● Exercise instructions: The data below should be printed in full, exactly, and without any of its images.
------ Data section ------
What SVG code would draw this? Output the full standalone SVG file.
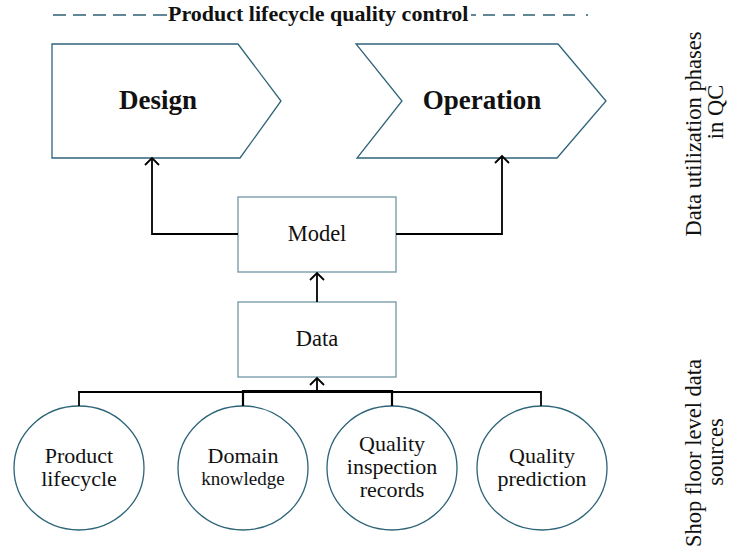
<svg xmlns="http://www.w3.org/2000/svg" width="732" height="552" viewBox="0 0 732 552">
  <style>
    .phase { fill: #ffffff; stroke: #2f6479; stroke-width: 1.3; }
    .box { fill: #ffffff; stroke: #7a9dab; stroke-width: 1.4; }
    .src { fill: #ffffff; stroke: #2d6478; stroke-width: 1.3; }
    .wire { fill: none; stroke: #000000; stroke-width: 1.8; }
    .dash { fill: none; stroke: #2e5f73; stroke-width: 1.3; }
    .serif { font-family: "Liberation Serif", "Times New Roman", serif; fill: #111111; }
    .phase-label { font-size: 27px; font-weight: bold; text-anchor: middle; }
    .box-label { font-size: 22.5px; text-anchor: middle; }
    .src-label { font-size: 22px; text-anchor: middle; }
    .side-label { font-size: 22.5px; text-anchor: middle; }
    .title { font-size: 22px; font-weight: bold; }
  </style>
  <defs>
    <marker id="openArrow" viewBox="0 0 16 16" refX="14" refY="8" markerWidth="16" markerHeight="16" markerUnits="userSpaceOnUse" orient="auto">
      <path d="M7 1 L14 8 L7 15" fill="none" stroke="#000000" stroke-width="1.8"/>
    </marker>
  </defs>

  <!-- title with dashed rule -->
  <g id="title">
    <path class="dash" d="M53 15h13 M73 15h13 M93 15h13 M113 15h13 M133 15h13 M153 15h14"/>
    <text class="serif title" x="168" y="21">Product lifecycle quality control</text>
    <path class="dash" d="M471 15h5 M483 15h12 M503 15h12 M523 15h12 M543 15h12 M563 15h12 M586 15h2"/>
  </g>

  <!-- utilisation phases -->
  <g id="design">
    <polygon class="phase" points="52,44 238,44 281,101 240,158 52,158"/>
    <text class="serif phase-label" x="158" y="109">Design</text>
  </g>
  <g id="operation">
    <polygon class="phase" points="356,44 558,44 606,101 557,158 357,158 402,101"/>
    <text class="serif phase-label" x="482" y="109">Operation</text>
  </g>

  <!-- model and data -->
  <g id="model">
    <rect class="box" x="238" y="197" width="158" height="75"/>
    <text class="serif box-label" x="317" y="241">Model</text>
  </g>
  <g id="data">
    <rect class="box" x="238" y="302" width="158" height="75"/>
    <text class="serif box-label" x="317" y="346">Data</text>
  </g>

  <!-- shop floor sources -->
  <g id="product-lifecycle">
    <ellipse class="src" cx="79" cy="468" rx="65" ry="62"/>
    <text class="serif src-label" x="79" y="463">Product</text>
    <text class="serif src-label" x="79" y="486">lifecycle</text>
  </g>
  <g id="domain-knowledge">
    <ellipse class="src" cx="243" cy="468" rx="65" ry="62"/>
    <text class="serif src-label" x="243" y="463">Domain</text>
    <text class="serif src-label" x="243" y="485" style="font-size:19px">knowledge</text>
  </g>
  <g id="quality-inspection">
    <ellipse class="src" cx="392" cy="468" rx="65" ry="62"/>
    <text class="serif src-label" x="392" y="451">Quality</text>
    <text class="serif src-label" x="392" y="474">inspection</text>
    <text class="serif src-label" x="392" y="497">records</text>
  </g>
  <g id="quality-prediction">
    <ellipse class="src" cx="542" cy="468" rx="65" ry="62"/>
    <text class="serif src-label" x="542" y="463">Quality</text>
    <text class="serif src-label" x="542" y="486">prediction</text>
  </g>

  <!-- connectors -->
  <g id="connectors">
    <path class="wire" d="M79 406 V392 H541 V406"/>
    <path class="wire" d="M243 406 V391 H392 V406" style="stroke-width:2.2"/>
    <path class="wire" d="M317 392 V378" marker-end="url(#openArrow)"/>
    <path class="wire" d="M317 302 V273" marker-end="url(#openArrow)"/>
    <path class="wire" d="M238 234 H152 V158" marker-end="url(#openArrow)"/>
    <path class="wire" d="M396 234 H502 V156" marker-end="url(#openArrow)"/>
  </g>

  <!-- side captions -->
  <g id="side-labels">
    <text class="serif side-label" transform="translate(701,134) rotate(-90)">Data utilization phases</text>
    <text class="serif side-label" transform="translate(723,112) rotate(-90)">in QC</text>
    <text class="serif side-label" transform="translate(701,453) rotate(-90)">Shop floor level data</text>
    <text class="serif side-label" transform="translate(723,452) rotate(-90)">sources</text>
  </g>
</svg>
------
● Answer for this exercise:
What SVG code would draw this? Output the full standalone SVG file.
<svg xmlns="http://www.w3.org/2000/svg" width="732" height="552" viewBox="0 0 732 552">
  <style>
    .phase { fill: #ffffff; stroke: #2f6479; stroke-width: 1.3; }
    .box { fill: #ffffff; stroke: #7a9dab; stroke-width: 1.4; }
    .src { fill: #ffffff; stroke: #2d6478; stroke-width: 1.3; }
    .wire { fill: none; stroke: #000000; stroke-width: 1.8; }
    .dash { fill: none; stroke: #2e5f73; stroke-width: 1.3; }
    .serif { font-family: "Liberation Serif", "Times New Roman", serif; fill: #111111; }
    .phase-label { font-size: 27px; font-weight: bold; text-anchor: middle; }
    .box-label { font-size: 22.5px; text-anchor: middle; }
    .src-label { font-size: 22px; text-anchor: middle; }
    .side-label { font-size: 22.5px; text-anchor: middle; }
    .title { font-size: 22px; font-weight: bold; }
  </style>
  <defs>
    <marker id="openArrow" viewBox="0 0 16 16" refX="14" refY="8" markerWidth="16" markerHeight="16" markerUnits="userSpaceOnUse" orient="auto">
      <path d="M7 1 L14 8 L7 15" fill="none" stroke="#000000" stroke-width="1.8"/>
    </marker>
  </defs>

  <!-- title with dashed rule -->
  <g id="title">
    <path class="dash" d="M53 15h13 M73 15h13 M93 15h13 M113 15h13 M133 15h13 M153 15h14"/>
    <text class="serif title" x="168" y="21">Product lifecycle quality control</text>
    <path class="dash" d="M471 15h5 M483 15h12 M503 15h12 M523 15h12 M543 15h12 M563 15h12 M586 15h2"/>
  </g>

  <!-- utilisation phases -->
  <g id="design">
    <polygon class="phase" points="52,44 238,44 281,101 240,158 52,158"/>
    <text class="serif phase-label" x="158" y="109">Design</text>
  </g>
  <g id="operation">
    <polygon class="phase" points="356,44 558,44 606,101 557,158 357,158 402,101"/>
    <text class="serif phase-label" x="482" y="109">Operation</text>
  </g>

  <!-- model and data -->
  <g id="model">
    <rect class="box" x="238" y="197" width="158" height="75"/>
    <text class="serif box-label" x="317" y="241">Model</text>
  </g>
  <g id="data">
    <rect class="box" x="238" y="302" width="158" height="75"/>
    <text class="serif box-label" x="317" y="346">Data</text>
  </g>

  <!-- shop floor sources -->
  <g id="product-lifecycle">
    <ellipse class="src" cx="79" cy="468" rx="65" ry="62"/>
    <text class="serif src-label" x="79" y="463">Product</text>
    <text class="serif src-label" x="79" y="486">lifecycle</text>
  </g>
  <g id="domain-knowledge">
    <ellipse class="src" cx="243" cy="468" rx="65" ry="62"/>
    <text class="serif src-label" x="243" y="463">Domain</text>
    <text class="serif src-label" x="243" y="485" style="font-size:19px">knowledge</text>
  </g>
  <g id="quality-inspection">
    <ellipse class="src" cx="392" cy="468" rx="65" ry="62"/>
    <text class="serif src-label" x="392" y="451">Quality</text>
    <text class="serif src-label" x="392" y="474">inspection</text>
    <text class="serif src-label" x="392" y="497">records</text>
  </g>
  <g id="quality-prediction">
    <ellipse class="src" cx="542" cy="468" rx="65" ry="62"/>
    <text class="serif src-label" x="542" y="463">Quality</text>
    <text class="serif src-label" x="542" y="486">prediction</text>
  </g>

  <!-- connectors -->
  <g id="connectors">
    <path class="wire" d="M79 406 V392 H541 V406"/>
    <path class="wire" d="M243 406 V391 H392 V406" style="stroke-width:2.2"/>
    <path class="wire" d="M317 392 V378" marker-end="url(#openArrow)"/>
    <path class="wire" d="M317 302 V273" marker-end="url(#openArrow)"/>
    <path class="wire" d="M238 234 H152 V158" marker-end="url(#openArrow)"/>
    <path class="wire" d="M396 234 H502 V156" marker-end="url(#openArrow)"/>
  </g>

  <!-- side captions -->
  <g id="side-labels">
    <text class="serif side-label" transform="translate(701,134) rotate(-90)">Data utilization phases</text>
    <text class="serif side-label" transform="translate(723,112) rotate(-90)">in QC</text>
    <text class="serif side-label" transform="translate(701,453) rotate(-90)">Shop floor level data</text>
    <text class="serif side-label" transform="translate(723,452) rotate(-90)">sources</text>
  </g>
</svg>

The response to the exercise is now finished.